На протяжении большей части европейской истории споры о легитимном правлении касались вопросов божественного или естественного права, вопросов наследования, во многом связанного с происхождением, и споров об ограничениях, которые должны были быть наложены на монархов. Тогда вопрос о национальной идентичности либо вообще не вставал, либо имел второстепенное значение. Идентичность правителей была важна, и могли возникать вопросы о правлении данного монарха «народом» или различными «народами», например, после раскола королевской династии Габсбургов. Именование таких народов «нациями» первоначально не имело большого политического значения. Это слово просто отсылало к общему происхождению и использовалось, например, для выделения групп на средневековых церковных собраниях и в университетах: выделить студентов из различных частей Швеции в Упсальском университете было так же просто, как и студентов, говоривших на разных народных языках в Парижском университете[47]. Средневековая католическая церковь признавала культурную самобытность своих различных «наций» независимо от политических разногласий между христианскими монархами[48]. Но положение изменилось, когда вопрос о суверенитете стал предполагать обращение к правам, признанию или воле «народа». Нации стали считаться историческими «существами», обладающими правами, волей и способностью принимать или отвергать конкретное правительство или даже форму правления.

Идея «восхождения» легитимности от народа имела более ранние истоки, связанные в том числе с Древней Грецией и Римом, а также с некоторыми «племенными» традициями предков современных европейцев, но она получила гораздо более широкое распространение в эпоху раннего Нового времени[49]. Она также сформировалась под большим влиянием республиканской мысли[50]. Республиканизм бросил вызов произвольным правам королей от имени общего блага.

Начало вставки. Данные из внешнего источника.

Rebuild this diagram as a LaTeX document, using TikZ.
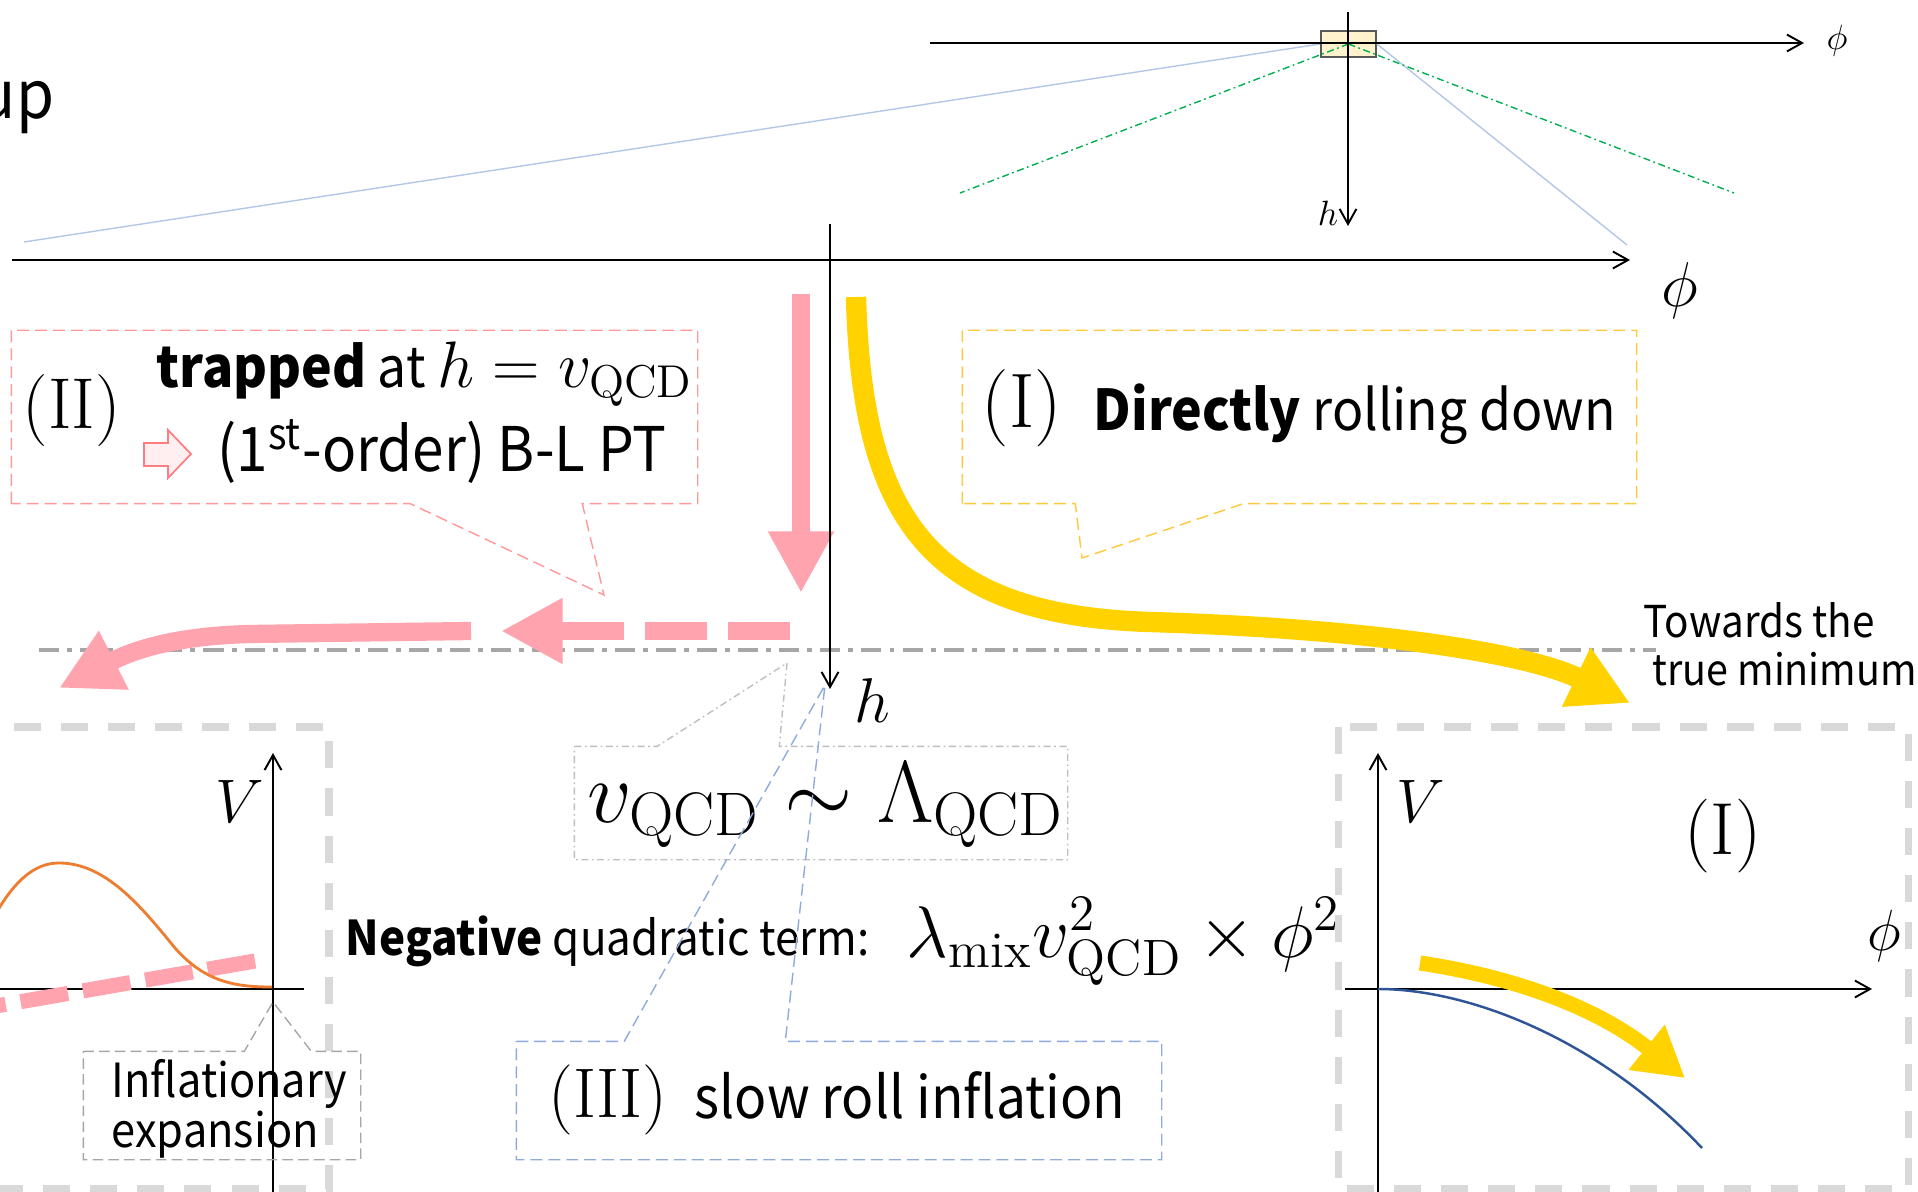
\RequirePackage{fix-cm}
\documentclass[tikz,border=0pt]{standalone}
\usepackage{fontspec}
\newfontfamily\jpsans{Noto Sans CJK JP}[FakeStretch=0.92]
\usetikzlibrary{arrows.meta}

\definecolor{inflrose}{HTML}{FFA3AF}
\definecolor{inflrosebord}{HTML}{FF9999}
\definecolor{inflrosevif}{HTML}{FF7C80}
\definecolor{inflrosepale}{HTML}{FFEFF1}
\definecolor{infljaune}{HTML}{FFD200}
\definecolor{infljaunebord}{HTML}{FFC93C}
\definecolor{inflbleu}{HTML}{8FAADC}
\definecolor{inflbleuclair}{HTML}{B4C7E7}
\definecolor{inflbleufonce}{HTML}{2F5597}
\definecolor{inflvert}{HTML}{00B050}
\definecolor{inflorange}{HTML}{ED7D31}
\definecolor{inflgris}{HTML}{A6A6A6}
\definecolor{inflgrisclair}{HTML}{D9D9D9}
\definecolor{inflgrismoyen}{HTML}{BFBFBF}
\definecolor{inflgrisfonce}{HTML}{595959}
\definecolor{inflcreme}{HTML}{FFF2CC}

\tikzset{
  axe/.style={line width=0.55pt, -{Straight Barb[length=4.3pt,width=4.8pt]}},
  flecherose/.style={draw=inflrose, line width=5.2pt, -{Triangle[length=17.5pt,width=17.5pt]}},
  flechejaune/.style={draw=infljaune, line width=5.8pt, -{Triangle[length=17pt,width=17.5pt]}},
  bulle/.style={draw=none, inner sep=0pt},
  cadre/.style={draw=inflgrisclair, line width=2pt, dash pattern=on 7.7pt off 5.7pt},
  sans/.style={font=\jpsans\fontsize{#1}{#1}\selectfont, inner sep=0pt},
  formule/.style={font=\fontsize{#1}{#1}\selectfont},
}

\begin{document}
\begin{tikzpicture}[x=0.1mm, y=-0.1mm]
\useasboundingbox (0,0) rectangle (1918,1192);
\clip (0,0) rectangle (1918,1192);
\fill[white] (0,0) rectangle (1918,1192);

\node[sans=19, anchor=base east] (titre) at (55,119) {up};

\node[draw=inflgrisfonce, fill=inflcreme, line width=0.5pt, minimum width=5.5mm, minimum height=2.6mm, inner sep=0pt] (loupe) at (1348.5,44) {};
\coordinate (coinG) at (24,242);
\coordinate (coinD) at (1627,245);
\coordinate (pointeG) at (960,193);
\coordinate (pointeD) at (1734,193);
\draw[inflbleuclair, line width=0.4pt] (loupe.west) -- (coinG) (loupe.east) -- (coinD);
\draw[inflvert, line width=0.4pt, dash pattern=on 2pt off 1pt on 0.5pt off 1pt] (loupe.center) -- (pointeG) (loupe.center) -- (pointeD);
\draw[axe] (930,43) -- (1804,43);
\draw[axe] (1348,12) -- (1348,226);
\node[formule=10] (phiH) at (1837,41) {$\phi$};
\node[formule=10] (hH) at (1328,213) {$h$};

\draw[inflgris, line width=1.2pt, dash pattern=on 5.7pt off 2.3pt on 1.4pt off 2.3pt] (39,650) -- (1656,650);

\node[bulle, minimum width=68.5mm, minimum height=17.2mm] (bulleII) at (354.5,417) {};
\coordinate (cibleII) at (604,595);
\draw[inflrosebord, line width=0.4pt, dash pattern=on 3.4pt off 1.7pt] (bulleII.south west) -- (bulleII.north west) -- (bulleII.north east) -- (bulleII.south east) -- ([xshift=57.1mm]bulleII.south west) -- (cibleII) -- ([xshift=39.9mm]bulleII.south west) -- cycle;
\node[formule=20.5, anchor=base west, inner sep=0pt] (numII) at (22,429) {$(\mathrm{II})$};
\node[sans=16, anchor=base west] (piege) at (156,388) {\textbf{trapped} at \fontsize{18.7}{18.7}\selectfont$h = v_{\mathrm{QCD}}$};
\draw[inflrosevif, fill=inflrosepale, line width=0.5pt] (144,443) -- (168,443) -- (168,430) -- (191,454) -- (168,478) -- (168,466) -- (144,466) -- cycle;
\node[sans=17.5, anchor=base west] (transition) at (217,472) {(1\textsuperscript{st}-order) B-L PT};

\node[bulle, minimum width=67.3mm, minimum height=17.2mm] (bulleI) at (1299.5,417) {};
\coordinate (cibleI) at (1082,558);
\draw[infljaunebord, line width=0.4pt, dash pattern=on 3.4pt off 1.7pt] (bulleI.south west) -- (bulleI.north west) -- (bulleI.north east) -- (bulleI.south east) -- ([xshift=28.1mm]bulleI.south west) -- (cibleI) -- ([xshift=11.3mm]bulleI.south west) -- cycle;
\node[formule=22, anchor=base west, inner sep=0pt] (numI) at (981,428) {$(\mathrm{I})$};
\node[sans=16, anchor=base west] (roule) at (1093,431) {\textbf{Directly} rolling down};

\node[sans=12.5, anchor=base west] (versA) at (1643,638) {Towards the};
\node[sans=12.2, anchor=base west] (versB) at (1652,685) {true minimum};

\node[bulle, minimum width=49.2mm, minimum height=11.2mm] (echelle) at (821,803) {};
\coordinate (cibleV) at (787,663);
\draw[inflgrismoyen, line width=0.4pt, dash pattern=on 2pt off 1pt on 0.5pt off 1pt] (echelle.north west) -- ([xshift=8.3mm]echelle.north west) -- (cibleV) -- ([xshift=20.5mm]echelle.north west) -- (echelle.north east) -- (echelle.south east) -- (echelle.south west) -- cycle;
\node[formule=25, anchor=base west, inner sep=0pt] (egal) at (587,822) {$v_{\mathrm{QCD}}\sim\Lambda_{\mathrm{QCD}}$};

\node[sans=13.6, anchor=base west] (terme) at (345,955) {\textbf{Negative} quadratic term:};
\node[formule=20.8, anchor=base west, inner sep=0pt] (melange) at (906,957) {$\lambda_{\mathrm{mix}}v_{\mathrm{QCD}}^2\times\phi^2$};

\node[bulle, minimum width=64.4mm, minimum height=11.7mm] (bulleIII) at (839,1100.5) {};
\coordinate (cibleIII) at (825,685);
\draw[inflbleu, line width=0.4pt, dash pattern=on 3.4pt off 1.7pt] (bulleIII.north west) -- ([xshift=10.8mm]bulleIII.north west) -- (cibleIII) -- ([xshift=26.9mm]bulleIII.north west) -- (bulleIII.north east) -- (bulleIII.south east) -- (bulleIII.south west) -- cycle;
\node[formule=20, anchor=base west, inner sep=0pt] (numIII) at (548,1117) {$(\mathrm{III})$};
\node[sans=16.5, anchor=base west] (lent) at (694,1118) {slow roll inflation};

\coordinate (departR) at (801,294);
\coordinate (fondR) at (801,593);
\draw[flecherose] (departR) -- (fondR);
\draw[flecherose, dash pattern=on 17.6pt off 6pt] (790,631) -- (501,631);
\draw[flecherose] (471,631) -- (250,634) .. controls (170,636) and (130,652) .. (59,688);
\draw[flechejaune] (856,297) .. controls (862,520) and (930,615) .. (1150,622) .. controls (1350,628) and (1520,650) .. (1630,703);

\draw[axe] (12,260) -- (1630,260);
\draw[axe] (830,224) -- (830,689);
\node[formule=18] (phiG) at (1680,291) {$\phi$};
\node[formule=18, inner sep=0pt] (hG) at (872,701) {$h$};

\draw[cadre] (-60,727) rectangle (329,1189);
\draw[line width=0.55pt] (-10,989) -- (304,989);
\draw[axe] (273,1200) -- (273,753);
\node[formule=17.5] (VG) at (240,801) {$V$};
\draw[inflrose, line width=4.3pt, dash pattern=on 13.7pt off 4.3pt] (255,961) -- (-10,1007);
\draw[inflorange, line width=0.8pt] (-5,915) .. controls (15,880) and (35,863) .. (59,863) .. controls (105,863) and (140,905) .. (175,948) .. controls (205,982) and (235,987) .. (272,987);
\node[bulle, minimum width=27.6mm, minimum height=10.7mm] (bulleInf) at (222,1105.5) {};
\coordinate (origineG) at (273,1002);
\draw[inflgris, line width=0.4pt, dash pattern=on 3pt off 1.5pt] (bulleInf.north west) -- ([xshift=16.1mm]bulleInf.north west) -- (origineG) -- ([xshift=22.8mm]bulleInf.north west) -- (bulleInf.north east) -- (bulleInf.south east) -- (bulleInf.south west) -- cycle;
\node[sans=13.4, anchor=base west] (expA) at (111,1097) {Inflationary};
\node[sans=13.4, anchor=base west] (expB) at (111,1147) {expansion};

\draw[cadre] (1338,727) rectangle (1908,1189);
\draw[axe] (1345,989) -- (1872,989);
\draw[axe] (1378,1200) -- (1378,753);
\node[formule=17.5] (VD) at (1421,801) {$V$};
\node[formule=16.5] (phiD) at (1884,936) {$\phi$};
\node[formule=21] (numID) at (1723,836) {$(\mathrm{I})$};
\draw[inflbleufonce, line width=0.7pt] (1378,989) .. controls (1470,989) and (1600,1040) .. (1702,1148);
\draw[flechejaune, line width=4.3pt, -{Triangle[length=14pt,width=15.5pt]}] (1420,963) .. controls (1520,978) and (1600,1010) .. (1685,1078);
\end{tikzpicture}
\end{document}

Res publica считались вещи, которые обязательно были публичными, общими по праву. В этой традиции Европа эпохи Нового времени считала себя наследницей древней римской республики, которая существовала до того, как императоры подчинили Рим своей деспотической воле. Республиканство обращалось прежде всего к идее публики и придавало решающее значение критическому публичному дискурсу среди членов политического сообщества. Тем не менее республиканцы не обязательно были демократами и зачастую ограничивали политическое сообщество аристократической или торговой элитой. Даже самозваные демократы зачастую сохраняли ограниченное представление о спектре людей, которые составляли соответствующее политическое сообщество — к примеру, мужчины-собственники. Но более узкая публика должна была представлять интересы более широкого народа. Это изначально узкое определение политического сообщества с течением времени и со стремлением различных фракций завоевать народную поддержку заметно расширилось. Националистическая риторика внесла свой вклад в этот процесс и стала его отражением.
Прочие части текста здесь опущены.